A simple crossdomain.xml would look like this:
 
<?xml version="1.0"?> <!-- http://www.osmf.org/crossdomain.xml --> <!DOCTYPE cross-domain-policy SYSTEM "http://www.adobe.com/xml/dtds/cross-domain-policy.dtd"> <cross-domain-policy> <allow-access-from domain="*" /> <site-control permitted-cross-domain-policies="all"/> </cross-domain-policy>
 
(This is not recommended as it allows connection from all domains and allows all policies)
Name the file crossdomain.xml and save.
 
  1. Copy the crossdomain.xml under the Apache Document root. By default it is root_install/webroot.
You can verify the Apache webroot by opening the httpd.conf file under root_install/Apache2.2/conf folder. In httpd.conf search for “DocumentRoot”. The value for this tag specifies the Apache document root.
 
  1. Restart Adobe Media Server
 
Troubleshooting Issues
 
Error #2032 on the client
 
An error #2032 on the client generally means that the crossdomain.xml was not found.  You can verify this by checking Apache error logs present under root_install/Apache2.2/logs.
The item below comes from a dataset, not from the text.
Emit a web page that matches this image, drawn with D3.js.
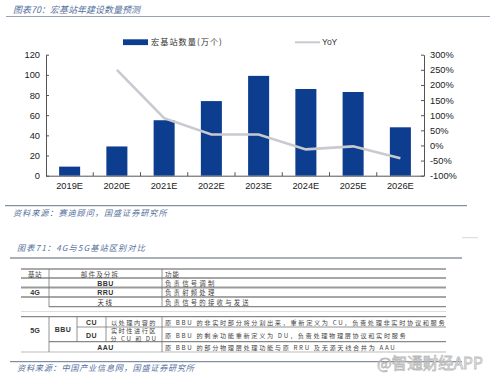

You’ll find the error “File does not exist”

 

Solution: Place a crossdomain.xml under the Document root of Apache
(See configuring the crossdomain.xml section)

 

Crossdomain.xml is present, but an Error 404 is thrown for crossdomain requests
 
Check if the crossdomain.xml file is present in the correct path. You can verify this by checking Apache error logs present under root_install/Apache2.2/logs. You’ll find the error “File does not exist” with the path where Apache is looking for the crossdomain.xml file.

 

Where to go from here
 
The crossdomain.xml file grants a web client permission to handle data across multiple domains. When streaming content via HTTP, we require a crossdomain.xml file to allow a Flash media player hosted on another web server to access content from the Adobe Media Server web server.